[start]
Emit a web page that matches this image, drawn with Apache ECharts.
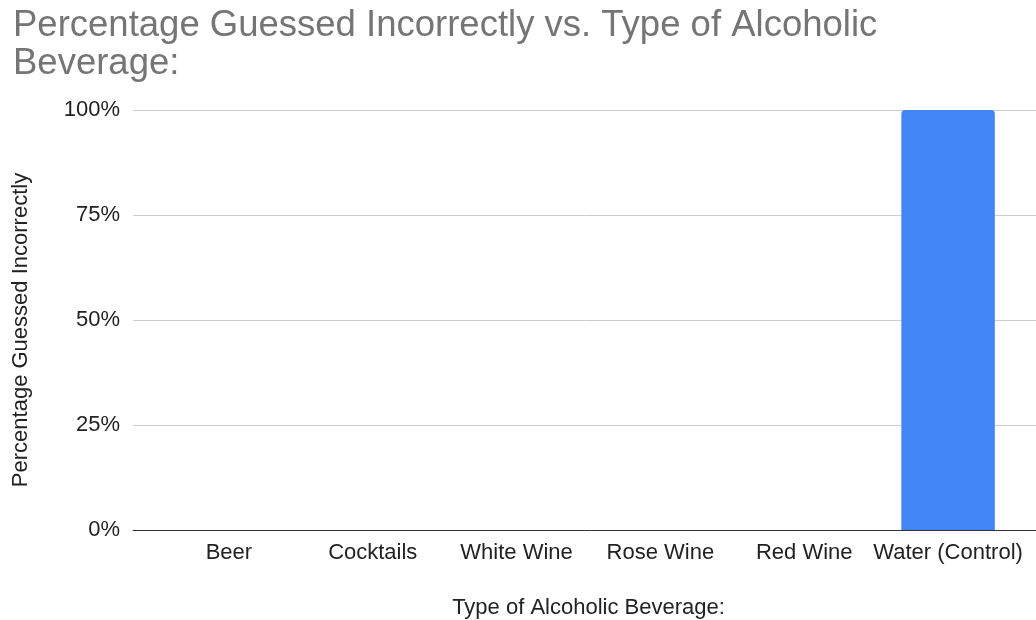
<!DOCTYPE html>
<html>
<head>
<meta charset="utf-8">
<script src="https://cdn.jsdelivr.net/npm/echarts@6/dist/echarts.min.js"></script>
<style>html,body{margin:0;padding:0;background:#fff}#c{width:1036px;height:620px}</style>
</head>
<body>
<div id="c"></div>
<script>
const titleText = 'Percentage Guessed Incorrectly vs. Type of Alcoholic\nBeverage:';
const categories = ['Beer', 'Cocktails', 'White Wine', 'Rose Wine', 'Red Wine', 'Water (Control)'];
const values = [0, 0, 0, 0, 0, 100];
const yTicks = [0, 25, 50, 75, 100];
const xTitle = 'Type of Alcoholic Beverage:';
const yTitle = 'Percentage Guessed Incorrectly';

const font = 'Liberation Sans, Arial, sans-serif';
const chart = echarts.init(document.getElementById('c'), null, {renderer: 'canvas'});
chart.setOption({
  animation: false,
  backgroundColor: '#ffffff',
  title: {
    text: titleText,
    left: 8, top: 2,
    textStyle: {fontFamily: font, fontSize: 36.5, fontWeight: 'normal', color: '#757575', lineHeight: 38}
  },
  grid: [
    {left: 133, right: 0, top: 110, bottom: 90, containLabel: false, outerBoundsMode: 'none'},
    {left: 157, right: 16, top: 110, bottom: 90, containLabel: false, outerBoundsMode: 'none'}
  ],
  xAxis: [
    {gridIndex: 0, type: 'value', min: 0, max: 1, axisLine: {show: true, onZero: false, lineStyle: {color: '#333', width: 1}},
     axisTick: {show: false}, axisLabel: {show: false}, splitLine: {show: false}},
    {gridIndex: 1, type: 'category', data: categories, axisLine: {show: false}, axisTick: {show: false},
     axisLabel: {fontFamily: font, fontSize: 22, color: '#222', margin: 12, interval: 0},
     name: xTitle, nameLocation: 'middle', nameGap: 67,
     nameTextStyle: {fontFamily: font, fontSize: 22, color: '#222'}}
  ],
  yAxis: [
    {gridIndex: 0, type: 'value', min: yTicks[0], max: yTicks[yTicks.length - 1], interval: 25,
     axisLine: {show: false}, axisTick: {show: false},
     axisLabel: {formatter: '{value}%', fontFamily: font, fontSize: 22, color: '#222', margin: 13},
     splitLine: {lineStyle: {color: '#cccccc', width: 1}},
     name: yTitle, nameLocation: 'middle', nameGap: 101, nameRotate: 90,
     nameTextStyle: {fontFamily: font, fontSize: 22, color: '#222', padding: [0, 20, 0, 0]}},
    {gridIndex: 1, type: 'value', min: 0, max: 100, show: false}
  ],
  series: [{
    type: 'bar', xAxisIndex: 1, yAxisIndex: 1, data: values, barWidth: '65%',
    itemStyle: {color: '#4285f4', borderRadius: [4, 4, 0, 0]}
  }]
});
</script>
</body>
</html>
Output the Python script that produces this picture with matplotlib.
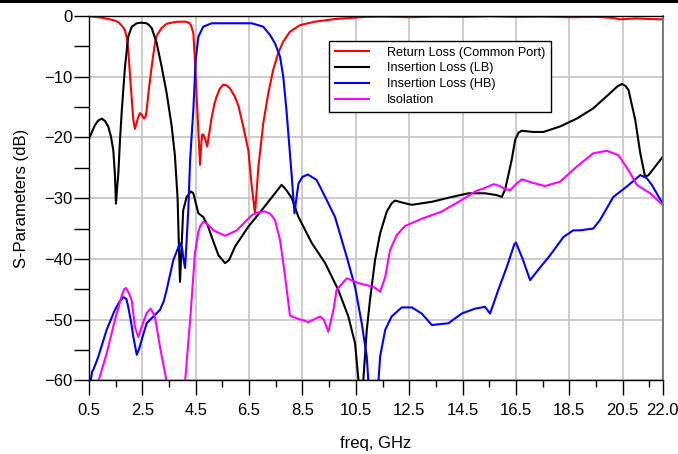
import matplotlib
matplotlib.use("Agg")
import matplotlib.pyplot as plt
from matplotlib.lines import Line2D
import numpy as np

plt.rcParams['font.family'] = ['Liberation Sans', 'DejaVu Sans']

# Return Loss (Common Port)
rl_f = [0.5, 1.0, 1.4, 1.6, 1.77, 1.85, 1.91, 1.97, 2.04, 2.1, 2.16, 2.22, 2.29, 2.35, 2.41, 2.48, 2.56, 2.62, 2.66,
        2.75, 2.85, 2.97, 3.04, 3.22, 3.4, 3.6, 3.8, 4.1, 4.25, 4.32, 4.41, 4.47, 4.56, 4.66, 4.71, 4.74, 4.78, 4.86,
        4.93, 5.0, 5.1, 5.2, 5.28, 5.4, 5.53, 5.65, 5.78, 5.97, 6.1, 6.28, 6.47, 6.6, 6.72, 6.85, 7.03, 7.22, 7.4,
        7.59, 7.78, 8.03, 8.41, 8.97, 9.72, 10.85, 11.5, 12.5, 13.5, 14.5, 15.5, 16.5, 17.5, 18.5, 19.5, 20.1,
        20.4, 20.6, 21.0, 21.5, 22.0]
rl_db = [0.0, -0.3, -0.66, -1.0, -1.8, -2.4, -3.4, -5.5, -10.0, -13.5, -17.1, -18.6, -17.5, -16.6, -16.0, -16.3,
         -16.9, -16.6, -15.5, -11.8, -8.3, -4.5, -3.2, -2.0, -1.3, -1.1, -0.95, -0.93, -1.1, -1.5, -2.85, -7.2,
         -15.5, -24.5, -21.0, -19.6, -19.5, -20.3, -21.5, -19.5, -16.6, -14.5, -13.3, -12.0, -11.3, -11.4, -11.9,
         -13.3, -14.8, -18.2, -22.1, -28.1, -32.5, -24.8, -17.7, -12.7, -8.9, -6.1, -4.2, -2.6, -1.5, -0.93, -0.5,
         -0.15, -0.1, -0.2, -0.1, -0.15, -0.05, -0.15, -0.1, -0.2, -0.15, -0.3, -0.55, -0.5, -0.4, -0.5, -0.55]

# Insertion Loss (LB)
lb_f = [0.5, 0.72, 0.85, 0.98, 1.1, 1.22, 1.32, 1.41, 1.47, 1.51, 1.55, 1.6, 1.66, 1.73, 1.85, 1.97, 2.1, 2.29, 2.45,
        2.66, 2.75, 2.85, 3.04, 3.22, 3.41, 3.6, 3.72, 3.82, 3.87, 3.91, 3.97, 4.03, 4.16, 4.32, 4.41, 4.6, 4.78,
        4.95, 5.1, 5.35, 5.6, 5.75, 5.97, 6.47, 6.97, 7.47, 7.72, 7.9, 8.1, 8.35, 8.85, 9.35, 9.84, 10.22, 10.47,
        10.6, 10.68, 10.78, 10.91, 11.03, 11.22, 11.41, 11.66, 11.85, 11.97, 12.3, 12.6, 13.35, 14.1, 14.72, 15.34,
        15.78, 15.97, 16.1, 16.2, 16.34, 16.47, 16.6, 16.72, 17.15, 17.53, 18.15, 18.78, 19.4, 20.03, 20.3, 20.47,
        20.6, 20.72, 20.97, 21.16, 21.34, 21.47, 21.72, 22.0]
lb_db = [-20.2, -18.0, -17.2, -16.9, -17.3, -18.2, -19.8, -22.1, -26.0, -30.9, -28.5, -25.9, -20.5, -15.5, -8.3,
         -3.4, -1.76, -1.2, -1.1, -1.2, -1.5, -2.0, -4.5, -8.3, -12.7, -18.2, -23.0, -30.0, -38.0, -43.8, -38.0,
         -32.0, -29.8, -28.9, -29.2, -32.5, -33.1, -34.5, -36.4, -39.4, -40.7, -40.2, -38.0, -34.7, -32.0, -29.2,
         -27.8, -28.7, -30.0, -33.1, -37.4, -40.7, -45.1, -49.5, -53.9, -60.0, -62.0, -60.0, -51.7, -46.8, -40.2,
         -35.8, -32.2, -30.8, -30.4, -30.8, -31.1, -30.6, -29.8, -29.2, -29.2, -29.5, -29.8, -28.5, -26.5, -23.7,
         -20.4, -19.2, -18.9, -19.1, -19.1, -18.2, -16.9, -15.2, -12.7, -11.6, -11.2, -11.5, -12.2, -17.1, -22.6,
         -26.5, -26.2, -24.8, -23.2]

# Insertion Loss (HB)
hb_f = [0.56, 0.62, 0.66, 0.85, 1.16, 1.47, 1.65, 1.79, 1.9, 1.97, 2.08, 2.16, 2.29, 2.38, 2.47, 2.66, 2.91, 3.16,
        3.3, 3.41, 3.66, 3.91, 4.0, 4.03, 4.1, 4.16, 4.22, 4.29, 4.35, 4.41, 4.5, 4.6, 4.78, 5.1, 5.97, 6.6, 7.03,
        7.28, 7.47, 7.66, 7.78, 7.9, 8.0, 8.1, 8.2, 8.28, 8.35, 8.5, 8.7, 9.03, 9.35, 9.72, 10.16, 10.47, 10.72,
        10.91, 10.97, 11.15, 11.35, 11.41, 11.6, 11.84, 12.22, 12.6, 12.97, 13.35, 13.97, 14.47, 14.97, 15.34,
        15.53, 15.84, 16.16, 16.44, 16.5, 16.75, 17.03, 17.3, 17.78, 18.28, 18.65, 18.9, 19.4, 19.65, 20.15,
        20.65, 21.16, 21.4, 21.59, 22.0]
hb_db = [-60.2, -58.5, -58.3, -56.1, -51.7, -48.4, -47.0, -46.3, -46.6, -47.9, -50.5, -52.8, -55.8, -54.8, -53.4,
         -50.6, -49.5, -48.4, -47.0, -45.1, -40.2, -37.4, -38.5, -39.7, -41.5, -36.9, -32.0, -23.7, -19.5, -15.5,
         -7.2, -3.4, -1.76, -1.2, -1.2, -1.2, -1.76, -3.1, -4.5, -6.7, -10.0, -15.5, -21.0, -26.5, -32.5, -29.8,
         -27.6, -26.5, -26.1, -27.0, -29.8, -33.1, -39.7, -44.6, -50.6, -56.1, -60.2, -63.0, -60.0, -56.1, -51.7,
         -49.5, -48.0, -48.0, -49.0, -50.9, -50.6, -49.0, -48.2, -47.9, -49.0, -45.1, -41.3, -37.6, -37.3, -40.0,
         -43.5, -42.0, -39.4, -36.4, -35.3, -35.3, -35.0, -33.6, -29.8, -28.1, -26.2, -26.7, -27.8, -30.9]

# Isolation
iso_f = [0.85, 1.16, 1.47, 1.73, 1.82, 1.89, 1.98, 2.1, 2.22, 2.35, 2.47, 2.66, 2.81, 2.97, 3.16, 3.41, 3.75, 4.1,
         4.29, 4.47, 4.6, 4.66, 4.78, 4.95, 5.16, 5.6, 6.04, 6.6, 6.85, 7.1, 7.3, 7.47, 7.66, 7.85, 8.03, 8.28, 8.72,
         9.16, 9.3, 9.47, 9.66, 9.78, 10.16, 10.6, 11.16, 11.41, 11.6, 11.78, 12.03, 12.34, 12.97, 13.72, 14.47,
         14.97, 15.4, 15.66, 15.9, 16.03, 16.28, 16.5, 16.72, 17.15, 17.59, 18.15, 18.78, 19.4, 19.9, 20.34,
         20.72, 21.03, 21.53, 22.0]
iso_db = [-60.2, -55.6, -50.1, -46.0, -45.0, -44.8, -45.5, -46.8, -51.2, -52.9, -51.2, -48.9, -48.2, -49.5, -54.5,
          -60.2, -65.0, -60.2, -50.1, -39.1, -35.5, -34.7, -33.9, -34.3, -35.3, -36.2, -35.3, -32.8, -32.3, -32.2,
          -32.6, -33.6, -36.9, -42.9, -49.3, -49.8, -50.4, -49.5, -50.0, -52.0, -48.4, -45.1, -43.2, -44.0, -44.6,
          -45.4, -43.0, -38.6, -36.1, -34.6, -33.4, -32.2, -30.3, -28.9, -28.2, -27.7, -28.0, -28.4, -28.7, -27.7,
          -26.9, -27.5, -28.0, -27.3, -24.8, -22.6, -22.2, -22.9, -25.4, -27.8, -29.2, -31.1]

labels = ["Return Loss (Common Port)", "Insertion Loss (LB)", "Insertion Loss (HB)", "Isolation"]

fig = plt.figure(figsize=(6.78, 4.54), dpi=100)
ax = fig.add_axes([89 / 678, 1 - 380.3 / 454, (662.7 - 89) / 678, (380.3 - 16) / 454])

ax.plot(rl_f, rl_db, color='#ff0000', lw=1.5, label=labels[0])
ax.plot(lb_f, lb_db, color='black', lw=1.5, label=labels[1])
ax.plot(hb_f, hb_db, color='#0000ff', lw=1.5, label=labels[2])
ax.plot(iso_f, iso_db, color='#ff00ff', lw=1.5, label=labels[3])

ax.set_xlim(0.5, 22.0)
ax.set_ylim(-60, 0)

major_x = [0.5, 2.5, 4.5, 6.5, 8.5, 10.5, 12.5, 14.5, 16.5, 18.5, 20.5, 22.0]
ax.set_xticks(major_x)
ax.set_xticklabels(["%.1f" % v for v in major_x])
ax.set_xticks(np.arange(1.5, 22.0, 2.0), minor=True)
ax.set_yticks(np.arange(-60, 1, 10))
ax.set_yticks(np.arange(-55, 0, 10), minor=True)

ax.tick_params(axis='both', which='major', labelsize=12, direction='out', width=1)
ax.tick_params(axis='x', which='major', length=11, pad=5)
ax.tick_params(axis='x', which='minor', length=5, width=1)
ax.tick_params(axis='y', which='major', length=11, pad=1)
ax.tick_params(axis='y', which='minor', length=11, width=1)

ax.grid(True, which='major', color='#c8c8c8', lw=1.3)
ax.set_axisbelow(True)
for s in ['left', 'bottom', 'top']:
    ax.spines[s].set_color('black')
    ax.spines[s].set_linewidth(1)
ax.spines['right'].set_color('#707070')
ax.spines['right'].set_linewidth(1.3)

ax.set_xlabel("freq, GHz", fontsize=12, labelpad=13)
ax.set_ylabel("S-Parameters (dB)", fontsize=12, labelpad=11)

leg = ax.legend(loc='upper left', bbox_to_anchor=(329 / 678, 1 - 41 / 454), bbox_transform=fig.transFigure,
                fontsize=9.1, frameon=True, fancybox=False, framealpha=1, edgecolor='black',
                borderpad=0.45, labelspacing=0.3, handlelength=2.7, handletextpad=1.4, borderaxespad=0)
leg.get_frame().set_linewidth(1)

# thick rule across the top of the image
fig.add_artist(Line2D([0, 1], [1 - 1.3 / 454, 1 - 1.3 / 454], color='black', lw=2.2, transform=fig.transFigure))

fig.savefig("out.png", dpi=100)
[end]
> Directive
Copy nothing but the lines above from the one with "Output the Python" to the one with "-0.4, -0.5, -0.55]", inclusive, word for word. Leave every picture out.

> The completed task
Output the Python script that produces this picture with matplotlib.
import matplotlib
matplotlib.use("Agg")
import matplotlib.pyplot as plt
from matplotlib.lines import Line2D
import numpy as np

plt.rcParams['font.family'] = ['Liberation Sans', 'DejaVu Sans']

# Return Loss (Common Port)
rl_f = [0.5, 1.0, 1.4, 1.6, 1.77, 1.85, 1.91, 1.97, 2.04, 2.1, 2.16, 2.22, 2.29, 2.35, 2.41, 2.48, 2.56, 2.62, 2.66,
        2.75, 2.85, 2.97, 3.04, 3.22, 3.4, 3.6, 3.8, 4.1, 4.25, 4.32, 4.41, 4.47, 4.56, 4.66, 4.71, 4.74, 4.78, 4.86,
        4.93, 5.0, 5.1, 5.2, 5.28, 5.4, 5.53, 5.65, 5.78, 5.97, 6.1, 6.28, 6.47, 6.6, 6.72, 6.85, 7.03, 7.22, 7.4,
        7.59, 7.78, 8.03, 8.41, 8.97, 9.72, 10.85, 11.5, 12.5, 13.5, 14.5, 15.5, 16.5, 17.5, 18.5, 19.5, 20.1,
        20.4, 20.6, 21.0, 21.5, 22.0]
rl_db = [0.0, -0.3, -0.66, -1.0, -1.8, -2.4, -3.4, -5.5, -10.0, -13.5, -17.1, -18.6, -17.5, -16.6, -16.0, -16.3,
         -16.9, -16.6, -15.5, -11.8, -8.3, -4.5, -3.2, -2.0, -1.3, -1.1, -0.95, -0.93, -1.1, -1.5, -2.85, -7.2,
         -15.5, -24.5, -21.0, -19.6, -19.5, -20.3, -21.5, -19.5, -16.6, -14.5, -13.3, -12.0, -11.3, -11.4, -11.9,
         -13.3, -14.8, -18.2, -22.1, -28.1, -32.5, -24.8, -17.7, -12.7, -8.9, -6.1, -4.2, -2.6, -1.5, -0.93, -0.5,
         -0.15, -0.1, -0.2, -0.1, -0.15, -0.05, -0.15, -0.1, -0.2, -0.15, -0.3, -0.55, -0.5, -0.4, -0.5, -0.55]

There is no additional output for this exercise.